Global Optimality of Local Search for Low Rank Matrix Recovery
Srinadh Bhojanapalli, Behnam Neyshabur, Nathan Srebro
TL;DR
We address recovering a low-rank PSD matrix $\bm{X^*}$ from linear measurements via the non-convex factorization $\bm{X}=\bm{U}\bm{U}^T$ and objective $f(\bm{U})=\|\mathcal{A}(\bm{U}\bm{U}^T)-\bm{y}\|^2$. Under $(2r,\delta_{2r})$-RIP with $\delta_{2r}<1/5$, the landscape has no spurious local minima in the noiseless case, and in the presence of noise all local minima are close to the global optimum; saddle points have negative curvature, enabling SGD from random initialization to converge to a global optimum in polynomial time. The results extend to approximate low rank with explicit error bounds and show near-optimal sample complexity for Gaussian measurements, while also establishing the necessity of RIP by presenting counterexamples when RIP fails.

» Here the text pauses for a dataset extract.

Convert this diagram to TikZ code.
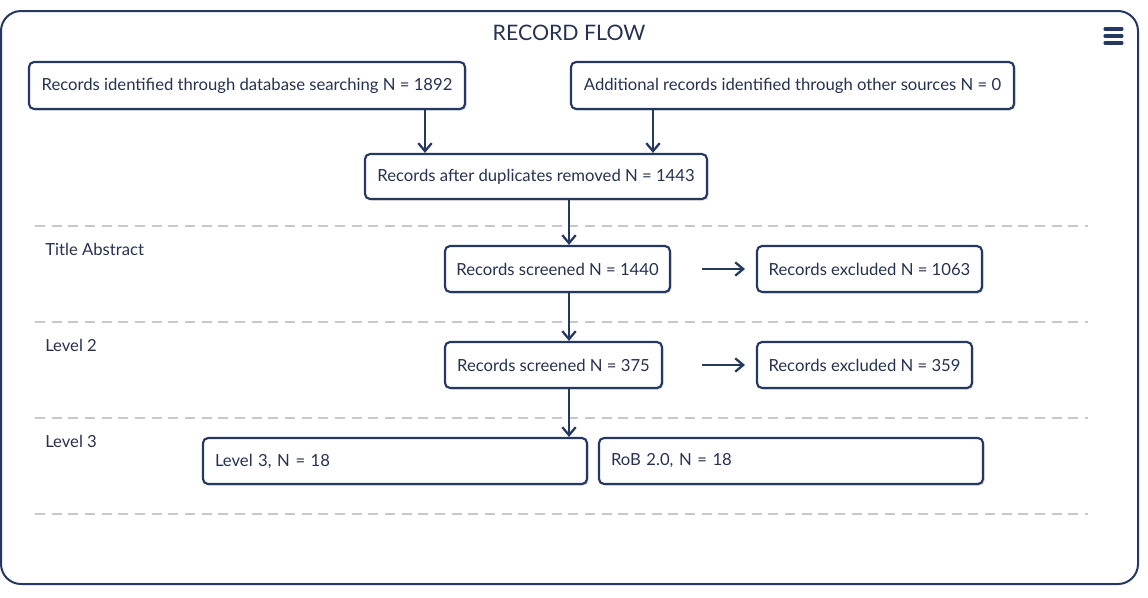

Collectively, the work provides a theoretical justification for practical non-convex matrix factorization methods, bridging gaps between theory and practice and offering insight into optimization landscapes that may generalize to broader rank-constrained problems and deep networks.
Abstract
We show that there are no spurious local minima in the non-convex factorized parametrization of low-rank matrix recovery from incoherent linear measurements. With noisy measurements we show all local minima are very close to a global optimum. Together with a curvature bound at saddle points, this yields a polynomial time global convergence guarantee for stochastic gradient descent {\em from random initialization}.